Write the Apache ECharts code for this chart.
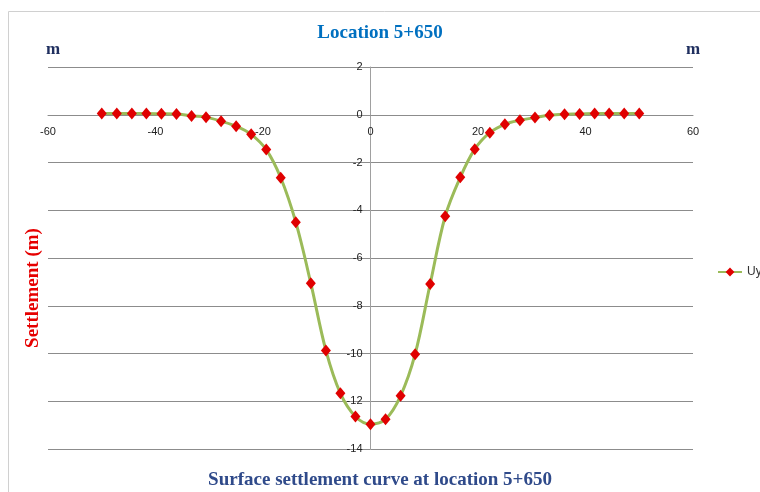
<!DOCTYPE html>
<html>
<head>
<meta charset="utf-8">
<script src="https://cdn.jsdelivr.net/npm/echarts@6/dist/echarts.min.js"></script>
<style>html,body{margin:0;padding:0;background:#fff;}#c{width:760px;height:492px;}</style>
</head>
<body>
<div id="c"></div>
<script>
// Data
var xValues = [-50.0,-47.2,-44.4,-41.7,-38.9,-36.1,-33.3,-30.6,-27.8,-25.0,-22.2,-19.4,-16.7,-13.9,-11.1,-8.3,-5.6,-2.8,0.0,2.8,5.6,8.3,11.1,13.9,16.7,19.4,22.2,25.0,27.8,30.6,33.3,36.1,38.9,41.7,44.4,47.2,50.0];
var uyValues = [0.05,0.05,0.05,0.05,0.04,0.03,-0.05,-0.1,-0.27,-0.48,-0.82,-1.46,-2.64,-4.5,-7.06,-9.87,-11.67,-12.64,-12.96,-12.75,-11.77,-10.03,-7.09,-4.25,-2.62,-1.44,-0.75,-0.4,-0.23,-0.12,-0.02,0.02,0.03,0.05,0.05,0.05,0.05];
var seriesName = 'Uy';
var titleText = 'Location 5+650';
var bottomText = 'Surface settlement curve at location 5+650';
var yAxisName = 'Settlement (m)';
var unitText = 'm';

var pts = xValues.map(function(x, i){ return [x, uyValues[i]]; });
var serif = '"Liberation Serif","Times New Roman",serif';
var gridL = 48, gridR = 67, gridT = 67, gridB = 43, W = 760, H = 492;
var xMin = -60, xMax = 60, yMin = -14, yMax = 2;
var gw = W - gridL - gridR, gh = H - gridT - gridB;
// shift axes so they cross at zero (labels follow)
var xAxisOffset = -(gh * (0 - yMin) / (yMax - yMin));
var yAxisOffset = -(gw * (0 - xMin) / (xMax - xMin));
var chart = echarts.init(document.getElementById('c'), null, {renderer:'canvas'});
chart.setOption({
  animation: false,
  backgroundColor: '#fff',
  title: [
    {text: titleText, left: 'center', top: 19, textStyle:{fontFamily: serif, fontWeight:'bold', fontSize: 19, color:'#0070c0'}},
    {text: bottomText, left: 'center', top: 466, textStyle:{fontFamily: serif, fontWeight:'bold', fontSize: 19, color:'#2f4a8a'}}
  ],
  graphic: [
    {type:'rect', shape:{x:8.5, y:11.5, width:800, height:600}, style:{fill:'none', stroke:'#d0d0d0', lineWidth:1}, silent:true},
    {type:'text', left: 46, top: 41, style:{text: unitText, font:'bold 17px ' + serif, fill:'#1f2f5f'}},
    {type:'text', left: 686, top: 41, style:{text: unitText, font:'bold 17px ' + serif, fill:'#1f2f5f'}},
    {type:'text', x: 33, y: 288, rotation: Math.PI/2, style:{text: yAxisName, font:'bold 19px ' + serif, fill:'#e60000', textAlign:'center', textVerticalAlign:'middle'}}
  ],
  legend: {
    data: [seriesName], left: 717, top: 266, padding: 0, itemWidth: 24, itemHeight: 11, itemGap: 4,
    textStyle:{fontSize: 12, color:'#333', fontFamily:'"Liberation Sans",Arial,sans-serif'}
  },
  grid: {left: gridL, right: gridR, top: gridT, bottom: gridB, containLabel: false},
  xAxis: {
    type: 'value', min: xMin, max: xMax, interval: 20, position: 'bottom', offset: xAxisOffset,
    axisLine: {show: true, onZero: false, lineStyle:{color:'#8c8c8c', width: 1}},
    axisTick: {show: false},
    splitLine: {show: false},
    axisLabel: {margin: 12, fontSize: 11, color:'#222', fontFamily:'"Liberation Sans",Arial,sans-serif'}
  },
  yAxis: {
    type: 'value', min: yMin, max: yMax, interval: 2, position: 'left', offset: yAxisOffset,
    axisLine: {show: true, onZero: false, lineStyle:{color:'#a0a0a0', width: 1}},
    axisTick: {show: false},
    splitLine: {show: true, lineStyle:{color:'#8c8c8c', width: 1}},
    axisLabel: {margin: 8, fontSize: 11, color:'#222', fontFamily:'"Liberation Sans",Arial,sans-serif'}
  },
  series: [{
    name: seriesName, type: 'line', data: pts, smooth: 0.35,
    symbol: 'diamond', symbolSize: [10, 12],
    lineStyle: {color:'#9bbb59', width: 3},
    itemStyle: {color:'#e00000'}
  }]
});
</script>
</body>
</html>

.....

WORK TO DO | All of the material above should be reproduced exactly, except the pictures.

THE RESULT |
Write the Apache ECharts code for this chart.
<!DOCTYPE html>
<html>
<head>
<meta charset="utf-8">
<script src="https://cdn.jsdelivr.net/npm/echarts@6/dist/echarts.min.js"></script>
<style>html,body{margin:0;padding:0;background:#fff;}#c{width:760px;height:492px;}</style>
</head>
<body>
<div id="c"></div>
<script>
// Data
var xValues = [-50.0,-47.2,-44.4,-41.7,-38.9,-36.1,-33.3,-30.6,-27.8,-25.0,-22.2,-19.4,-16.7,-13.9,-11.1,-8.3,-5.6,-2.8,0.0,2.8,5.6,8.3,11.1,13.9,16.7,19.4,22.2,25.0,27.8,30.6,33.3,36.1,38.9,41.7,44.4,47.2,50.0];
var uyValues = [0.05,0.05,0.05,0.05,0.04,0.03,-0.05,-0.1,-0.27,-0.48,-0.82,-1.46,-2.64,-4.5,-7.06,-9.87,-11.67,-12.64,-12.96,-12.75,-11.77,-10.03,-7.09,-4.25,-2.62,-1.44,-0.75,-0.4,-0.23,-0.12,-0.02,0.02,0.03,0.05,0.05,0.05,0.05];
var seriesName = 'Uy';
var titleText = 'Location 5+650';
var bottomText = 'Surface settlement curve at location 5+650';
var yAxisName = 'Settlement (m)';
var unitText = 'm';

var pts = xValues.map(function(x, i){ return [x, uyValues[i]]; });
var serif = '"Liberation Serif","Times New Roman",serif';
var gridL = 48, gridR = 67, gridT = 67, gridB = 43, W = 760, H = 492;
var xMin = -60, xMax = 60, yMin = -14, yMax = 2;
var gw = W - gridL - gridR, gh = H - gridT - gridB;
// shift axes so they cross at zero (labels follow)
var xAxisOffset = -(gh * (0 - yMin) / (yMax - yMin));
var yAxisOffset = -(gw * (0 - xMin) / (xMax - xMin));
var chart = echarts.init(document.getElementById('c'), null, {renderer:'canvas'});
chart.setOption({
  animation: false,
  backgroundColor: '#fff',
  title: [
    {text: titleText, left: 'center', top: 19, textStyle:{fontFamily: serif, fontWeight:'bold', fontSize: 19, color:'#0070c0'}},
    {text: bottomText, left: 'center', top: 466, textStyle:{fontFamily: serif, fontWeight:'bold', fontSize: 19, color:'#2f4a8a'}}
  ],
  graphic: [
    {type:'rect', shape:{x:8.5, y:11.5, width:800, height:600}, style:{fill:'none', stroke:'#d0d0d0', lineWidth:1}, silent:true},
    {type:'text', left: 46, top: 41, style:{text: unitText, font:'bold 17px ' + serif, fill:'#1f2f5f'}},
    {type:'text', left: 686, top: 41, style:{text: unitText, font:'bold 17px ' + serif, fill:'#1f2f5f'}},
    {type:'text', x: 33, y: 288, rotation: Math.PI/2, style:{text: yAxisName, font:'bold 19px ' + serif, fill:'#e60000', textAlign:'center', textVerticalAlign:'middle'}}
  ],
  legend: {
    data: [seriesName], left: 717, top: 266, padding: 0, itemWidth: 24, itemHeight: 11, itemGap: 4,
    textStyle:{fontSize: 12, color:'#333', fontFamily:'"Liberation Sans",Arial,sans-serif'}
  },
  grid: {left: gridL, right: gridR, top: gridT, bottom: gridB, containLabel: false},
  xAxis: {
    type: 'value', min: xMin, max: xMax, interval: 20, position: 'bottom', offset: xAxisOffset,
    axisLine: {show: true, onZero: false, lineStyle:{color:'#8c8c8c', width: 1}},
    axisTick: {show: false},
    splitLine: {show: false},
    axisLabel: {margin: 12, fontSize: 11, color:'#222', fontFamily:'"Liberation Sans",Arial,sans-serif'}
  },
  yAxis: {
    type: 'value', min: yMin, max: yMax, interval: 2, position: 'left', offset: yAxisOffset,
    axisLine: {show: true, onZero: false, lineStyle:{color:'#a0a0a0', width: 1}},
    axisTick: {show: false},
    splitLine: {show: true, lineStyle:{color:'#8c8c8c', width: 1}},
    axisLabel: {margin: 8, fontSize: 11, color:'#222', fontFamily:'"Liberation Sans",Arial,sans-serif'}
  },
  series: [{
    name: seriesName, type: 'line', data: pts, smooth: 0.35,
    symbol: 'diamond', symbolSize: [10, 12],
    lineStyle: {color:'#9bbb59', width: 3},
    itemStyle: {color:'#e00000'}
  }]
});
</script>
</body>
</html>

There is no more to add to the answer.